Monday, February 11, 2008

Obama: The Shock of the Red

Egan makes some great points:

But those numbers, and exit polling across the nation, make a case for Obama's electability and the inroads he has made into places where Democrats are harder to find than a decent bagel. Yes, Hillary-hatred is part of it. But something much bigger is going on among independents and white males, something that can't all be attributed to fear of a powerful woman in a pantsuit.

Having gone through their Hope versus Experience argument, Democrats are moving on to the numbers phase, looking for advantages in the fall. If they want to parse the Geography of Hope, they can do no better than study what happened in red counties on Tuesday.

Overall, Obama won some big, general election swing states: Colorado, Missouri, Minnesota, and a tie in New Mexico, where they may still be counting votes from the 2004 election. All will be crucial in deciding the next president.

His victory in Colorado, by a 2-1 margin, defied most predictions.

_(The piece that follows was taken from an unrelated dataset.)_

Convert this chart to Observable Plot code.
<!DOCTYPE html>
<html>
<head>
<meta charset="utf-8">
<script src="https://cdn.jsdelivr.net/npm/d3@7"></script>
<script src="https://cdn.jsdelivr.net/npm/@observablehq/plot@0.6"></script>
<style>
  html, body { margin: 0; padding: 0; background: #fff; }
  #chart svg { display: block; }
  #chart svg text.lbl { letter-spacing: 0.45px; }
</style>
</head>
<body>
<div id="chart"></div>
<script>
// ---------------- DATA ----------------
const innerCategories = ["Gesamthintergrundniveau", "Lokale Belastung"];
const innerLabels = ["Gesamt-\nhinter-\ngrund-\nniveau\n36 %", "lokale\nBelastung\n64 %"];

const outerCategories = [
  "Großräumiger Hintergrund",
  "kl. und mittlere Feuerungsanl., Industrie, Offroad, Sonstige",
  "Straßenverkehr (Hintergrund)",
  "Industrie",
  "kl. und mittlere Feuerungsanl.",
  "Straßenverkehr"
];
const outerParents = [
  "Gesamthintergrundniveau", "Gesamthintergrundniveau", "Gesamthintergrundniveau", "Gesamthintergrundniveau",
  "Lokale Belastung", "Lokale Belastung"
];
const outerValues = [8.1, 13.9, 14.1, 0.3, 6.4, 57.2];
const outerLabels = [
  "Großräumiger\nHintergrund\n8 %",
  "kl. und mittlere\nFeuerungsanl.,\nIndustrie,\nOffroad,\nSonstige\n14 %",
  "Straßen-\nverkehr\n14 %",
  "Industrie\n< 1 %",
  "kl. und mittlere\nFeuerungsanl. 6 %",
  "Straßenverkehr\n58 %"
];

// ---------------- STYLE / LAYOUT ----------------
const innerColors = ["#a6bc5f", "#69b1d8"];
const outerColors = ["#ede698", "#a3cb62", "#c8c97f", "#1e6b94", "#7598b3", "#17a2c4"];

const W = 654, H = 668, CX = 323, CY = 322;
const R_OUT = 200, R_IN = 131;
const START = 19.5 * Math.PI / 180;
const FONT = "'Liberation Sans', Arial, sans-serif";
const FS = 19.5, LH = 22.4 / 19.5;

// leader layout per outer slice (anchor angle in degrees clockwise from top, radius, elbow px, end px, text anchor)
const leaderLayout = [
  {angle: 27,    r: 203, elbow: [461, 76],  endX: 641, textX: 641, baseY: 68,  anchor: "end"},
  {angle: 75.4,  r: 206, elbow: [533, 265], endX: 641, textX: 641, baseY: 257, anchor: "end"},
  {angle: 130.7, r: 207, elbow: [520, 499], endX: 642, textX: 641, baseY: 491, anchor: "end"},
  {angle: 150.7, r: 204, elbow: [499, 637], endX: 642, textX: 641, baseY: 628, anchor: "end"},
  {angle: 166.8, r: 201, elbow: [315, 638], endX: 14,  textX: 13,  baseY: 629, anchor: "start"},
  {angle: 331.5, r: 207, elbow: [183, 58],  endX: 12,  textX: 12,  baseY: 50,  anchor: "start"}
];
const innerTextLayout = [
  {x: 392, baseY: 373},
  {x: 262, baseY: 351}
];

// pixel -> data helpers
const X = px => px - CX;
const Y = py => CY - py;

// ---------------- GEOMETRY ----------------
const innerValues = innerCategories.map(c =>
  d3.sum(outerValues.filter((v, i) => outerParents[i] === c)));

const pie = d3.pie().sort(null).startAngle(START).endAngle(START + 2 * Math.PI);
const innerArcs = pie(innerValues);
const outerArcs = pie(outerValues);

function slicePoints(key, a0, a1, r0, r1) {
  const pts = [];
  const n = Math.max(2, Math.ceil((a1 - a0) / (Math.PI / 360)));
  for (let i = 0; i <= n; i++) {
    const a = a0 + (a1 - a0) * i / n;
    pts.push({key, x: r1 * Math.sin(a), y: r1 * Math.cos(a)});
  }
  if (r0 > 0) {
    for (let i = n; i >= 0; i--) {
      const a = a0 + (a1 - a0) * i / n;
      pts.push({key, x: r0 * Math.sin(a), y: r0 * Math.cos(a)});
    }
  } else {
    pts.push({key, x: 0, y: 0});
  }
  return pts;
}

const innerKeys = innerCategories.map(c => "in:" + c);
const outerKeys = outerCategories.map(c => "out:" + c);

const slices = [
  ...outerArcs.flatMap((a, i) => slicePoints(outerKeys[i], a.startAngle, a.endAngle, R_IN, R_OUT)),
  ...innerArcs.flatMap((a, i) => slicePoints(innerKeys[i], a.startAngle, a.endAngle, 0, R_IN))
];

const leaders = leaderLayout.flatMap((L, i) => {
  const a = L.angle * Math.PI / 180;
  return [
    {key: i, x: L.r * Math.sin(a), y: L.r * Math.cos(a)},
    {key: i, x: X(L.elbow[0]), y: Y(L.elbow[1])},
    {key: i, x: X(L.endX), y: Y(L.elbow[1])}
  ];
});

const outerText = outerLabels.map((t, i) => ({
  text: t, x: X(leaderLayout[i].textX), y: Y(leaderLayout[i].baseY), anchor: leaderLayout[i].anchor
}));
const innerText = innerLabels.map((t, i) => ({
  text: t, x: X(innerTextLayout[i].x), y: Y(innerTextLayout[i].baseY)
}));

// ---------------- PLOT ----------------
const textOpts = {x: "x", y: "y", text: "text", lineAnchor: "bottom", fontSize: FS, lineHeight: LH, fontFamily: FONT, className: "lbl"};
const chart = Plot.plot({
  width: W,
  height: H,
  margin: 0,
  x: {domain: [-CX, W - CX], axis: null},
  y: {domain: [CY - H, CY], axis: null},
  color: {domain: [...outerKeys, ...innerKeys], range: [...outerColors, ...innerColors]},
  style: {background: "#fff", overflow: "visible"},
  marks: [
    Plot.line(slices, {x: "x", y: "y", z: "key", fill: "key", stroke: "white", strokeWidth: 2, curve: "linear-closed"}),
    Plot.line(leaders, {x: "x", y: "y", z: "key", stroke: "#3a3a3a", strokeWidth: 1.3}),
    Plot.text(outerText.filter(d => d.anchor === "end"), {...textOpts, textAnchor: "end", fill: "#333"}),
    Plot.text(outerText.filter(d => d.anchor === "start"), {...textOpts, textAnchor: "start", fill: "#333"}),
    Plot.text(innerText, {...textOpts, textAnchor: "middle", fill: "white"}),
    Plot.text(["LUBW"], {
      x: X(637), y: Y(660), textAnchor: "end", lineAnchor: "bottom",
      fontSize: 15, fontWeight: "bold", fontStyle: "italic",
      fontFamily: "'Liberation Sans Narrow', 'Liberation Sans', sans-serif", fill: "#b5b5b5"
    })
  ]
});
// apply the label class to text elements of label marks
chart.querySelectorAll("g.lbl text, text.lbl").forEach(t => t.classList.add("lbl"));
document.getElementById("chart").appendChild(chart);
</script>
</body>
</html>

Obama: The Shock of the Red

Tim Egan's blog, NY Times, 2/6/08

Take a look at what happened on Tuesday in the nearly all-white counties of Idaho, a place where the Aryan Nations once placed a boot print of hate — "the international headquarters of the white race," as they called it.

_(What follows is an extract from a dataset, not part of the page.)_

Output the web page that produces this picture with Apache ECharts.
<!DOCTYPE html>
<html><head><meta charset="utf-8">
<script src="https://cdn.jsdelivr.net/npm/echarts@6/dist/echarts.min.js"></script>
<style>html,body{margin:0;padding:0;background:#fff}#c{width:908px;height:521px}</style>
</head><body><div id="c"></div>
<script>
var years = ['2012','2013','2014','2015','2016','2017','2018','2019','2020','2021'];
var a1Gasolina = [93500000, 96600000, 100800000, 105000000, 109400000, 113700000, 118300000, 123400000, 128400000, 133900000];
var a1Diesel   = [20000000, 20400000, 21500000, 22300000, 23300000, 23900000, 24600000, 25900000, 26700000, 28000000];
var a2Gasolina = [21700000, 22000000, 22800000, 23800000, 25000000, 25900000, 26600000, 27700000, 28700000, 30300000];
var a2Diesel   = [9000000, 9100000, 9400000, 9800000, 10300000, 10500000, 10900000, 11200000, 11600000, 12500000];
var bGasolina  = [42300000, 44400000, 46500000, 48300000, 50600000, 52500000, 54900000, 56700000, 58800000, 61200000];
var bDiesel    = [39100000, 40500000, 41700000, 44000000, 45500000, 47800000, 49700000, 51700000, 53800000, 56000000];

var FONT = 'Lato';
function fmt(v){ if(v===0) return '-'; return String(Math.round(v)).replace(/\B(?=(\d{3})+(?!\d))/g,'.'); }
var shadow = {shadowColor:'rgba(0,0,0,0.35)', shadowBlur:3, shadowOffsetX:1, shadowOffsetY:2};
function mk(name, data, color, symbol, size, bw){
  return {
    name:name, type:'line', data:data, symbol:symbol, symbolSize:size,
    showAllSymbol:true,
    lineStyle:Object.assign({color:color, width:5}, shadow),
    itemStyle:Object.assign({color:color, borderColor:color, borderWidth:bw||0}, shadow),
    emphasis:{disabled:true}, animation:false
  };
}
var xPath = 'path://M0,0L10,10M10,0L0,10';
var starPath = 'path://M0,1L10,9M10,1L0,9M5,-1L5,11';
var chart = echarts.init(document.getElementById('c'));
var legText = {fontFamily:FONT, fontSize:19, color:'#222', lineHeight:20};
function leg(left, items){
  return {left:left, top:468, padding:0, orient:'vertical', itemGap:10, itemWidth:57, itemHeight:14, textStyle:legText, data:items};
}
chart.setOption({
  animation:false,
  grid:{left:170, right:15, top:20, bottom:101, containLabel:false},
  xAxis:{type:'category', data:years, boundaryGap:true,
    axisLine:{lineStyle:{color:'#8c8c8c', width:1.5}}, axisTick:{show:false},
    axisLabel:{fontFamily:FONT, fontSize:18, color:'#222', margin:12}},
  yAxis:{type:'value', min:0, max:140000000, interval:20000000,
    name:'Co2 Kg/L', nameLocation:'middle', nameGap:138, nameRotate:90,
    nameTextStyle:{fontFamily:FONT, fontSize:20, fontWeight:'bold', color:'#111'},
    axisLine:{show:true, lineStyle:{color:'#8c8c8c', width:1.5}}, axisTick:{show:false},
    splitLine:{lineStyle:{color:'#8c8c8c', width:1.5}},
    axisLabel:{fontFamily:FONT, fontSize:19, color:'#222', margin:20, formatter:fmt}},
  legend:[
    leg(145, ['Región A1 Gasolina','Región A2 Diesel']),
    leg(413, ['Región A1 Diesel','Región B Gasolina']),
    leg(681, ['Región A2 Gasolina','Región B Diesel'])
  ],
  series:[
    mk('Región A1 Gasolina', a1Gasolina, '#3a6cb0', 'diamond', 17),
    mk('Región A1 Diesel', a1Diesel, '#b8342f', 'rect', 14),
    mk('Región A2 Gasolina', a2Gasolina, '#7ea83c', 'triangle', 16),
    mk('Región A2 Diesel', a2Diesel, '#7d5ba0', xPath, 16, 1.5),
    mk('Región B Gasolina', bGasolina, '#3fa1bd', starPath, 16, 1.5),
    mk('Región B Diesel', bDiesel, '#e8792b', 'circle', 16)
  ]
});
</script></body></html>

The neo-Nazis are long gone. But in Kootenai County, where the extremists were holed up for several decades, a record number of Democrats trudged through heavy snow on Super Duper Tuesday to help pick the next president. Guess what: Senator Barack Obama took 81 percent of Kootenai County caucus voters, matching his landslide across the state. He won all but a single county.

The runaway victory came after a visit by Obama last Saturday, when 14,169 people filled the Taco Bell Arena in Boise to hear him speak – the largest crowd ever to fill the space, for any event. It was the biggest political rally the state has seen in more than 50 years.

"And they told me there were no Democrats in Idaho," Obama said.